Where a line in the listing contains the string "chart", copy that line out.

COLLECTED DATA:
********************

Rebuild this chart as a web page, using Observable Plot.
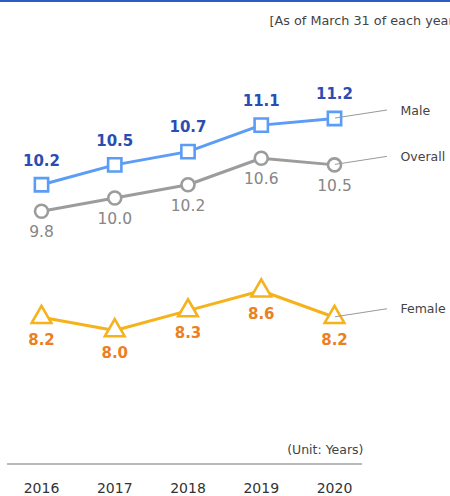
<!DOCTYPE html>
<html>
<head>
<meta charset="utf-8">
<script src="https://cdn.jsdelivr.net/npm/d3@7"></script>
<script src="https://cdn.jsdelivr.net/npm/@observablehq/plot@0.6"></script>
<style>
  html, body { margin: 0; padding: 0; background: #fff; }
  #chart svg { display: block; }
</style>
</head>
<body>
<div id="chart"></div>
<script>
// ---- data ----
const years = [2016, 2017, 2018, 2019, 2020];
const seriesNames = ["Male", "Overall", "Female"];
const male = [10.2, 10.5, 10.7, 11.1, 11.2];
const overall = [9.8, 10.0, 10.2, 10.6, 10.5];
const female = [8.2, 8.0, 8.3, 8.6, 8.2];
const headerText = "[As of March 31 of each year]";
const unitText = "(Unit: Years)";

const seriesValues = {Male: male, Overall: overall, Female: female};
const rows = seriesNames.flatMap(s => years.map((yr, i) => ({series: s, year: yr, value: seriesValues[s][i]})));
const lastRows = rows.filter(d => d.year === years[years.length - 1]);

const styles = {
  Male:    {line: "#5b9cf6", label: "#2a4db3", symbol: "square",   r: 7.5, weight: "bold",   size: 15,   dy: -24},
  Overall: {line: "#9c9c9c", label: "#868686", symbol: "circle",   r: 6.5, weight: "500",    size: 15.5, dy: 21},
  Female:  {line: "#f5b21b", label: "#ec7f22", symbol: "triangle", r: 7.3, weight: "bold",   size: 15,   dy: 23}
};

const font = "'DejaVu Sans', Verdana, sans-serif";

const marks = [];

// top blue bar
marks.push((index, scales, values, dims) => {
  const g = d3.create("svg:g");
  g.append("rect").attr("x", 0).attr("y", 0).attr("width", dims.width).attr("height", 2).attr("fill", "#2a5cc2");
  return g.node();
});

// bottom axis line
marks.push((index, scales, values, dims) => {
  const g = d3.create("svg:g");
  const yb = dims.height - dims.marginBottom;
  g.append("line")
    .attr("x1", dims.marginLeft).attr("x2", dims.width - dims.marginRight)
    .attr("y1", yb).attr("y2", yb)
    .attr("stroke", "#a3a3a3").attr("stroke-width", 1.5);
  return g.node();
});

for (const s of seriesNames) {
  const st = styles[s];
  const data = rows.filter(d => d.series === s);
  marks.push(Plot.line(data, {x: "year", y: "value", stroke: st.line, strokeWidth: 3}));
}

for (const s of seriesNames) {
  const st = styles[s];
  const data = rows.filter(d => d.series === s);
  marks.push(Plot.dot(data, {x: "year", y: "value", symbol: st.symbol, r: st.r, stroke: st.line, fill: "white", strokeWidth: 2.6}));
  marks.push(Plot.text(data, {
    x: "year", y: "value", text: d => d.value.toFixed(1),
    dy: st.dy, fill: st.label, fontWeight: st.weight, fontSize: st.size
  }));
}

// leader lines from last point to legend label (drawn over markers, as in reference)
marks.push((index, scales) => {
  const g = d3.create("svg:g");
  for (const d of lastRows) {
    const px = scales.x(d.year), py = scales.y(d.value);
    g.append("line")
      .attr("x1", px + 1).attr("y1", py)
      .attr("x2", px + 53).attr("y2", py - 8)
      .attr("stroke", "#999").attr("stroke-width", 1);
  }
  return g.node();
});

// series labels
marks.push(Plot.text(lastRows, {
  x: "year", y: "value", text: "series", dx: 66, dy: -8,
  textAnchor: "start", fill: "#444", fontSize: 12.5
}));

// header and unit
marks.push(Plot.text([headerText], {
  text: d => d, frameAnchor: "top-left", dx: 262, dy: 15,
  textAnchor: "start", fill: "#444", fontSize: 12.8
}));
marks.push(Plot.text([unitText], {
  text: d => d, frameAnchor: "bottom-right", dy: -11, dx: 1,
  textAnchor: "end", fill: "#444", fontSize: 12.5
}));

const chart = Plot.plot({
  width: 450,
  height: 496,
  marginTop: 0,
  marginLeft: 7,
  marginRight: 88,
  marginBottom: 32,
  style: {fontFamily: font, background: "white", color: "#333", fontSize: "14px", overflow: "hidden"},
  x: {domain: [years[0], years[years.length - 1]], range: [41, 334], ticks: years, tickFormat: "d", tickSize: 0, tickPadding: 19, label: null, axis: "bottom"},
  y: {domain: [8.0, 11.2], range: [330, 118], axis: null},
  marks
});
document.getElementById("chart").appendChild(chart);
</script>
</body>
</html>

********************

SOLUTION:
Rebuild this chart as a web page, using Observable Plot.
  #chart svg { display: block; }
<div id="chart"></div>
const chart = Plot.plot({
document.getElementById("chart").appendChild(chart);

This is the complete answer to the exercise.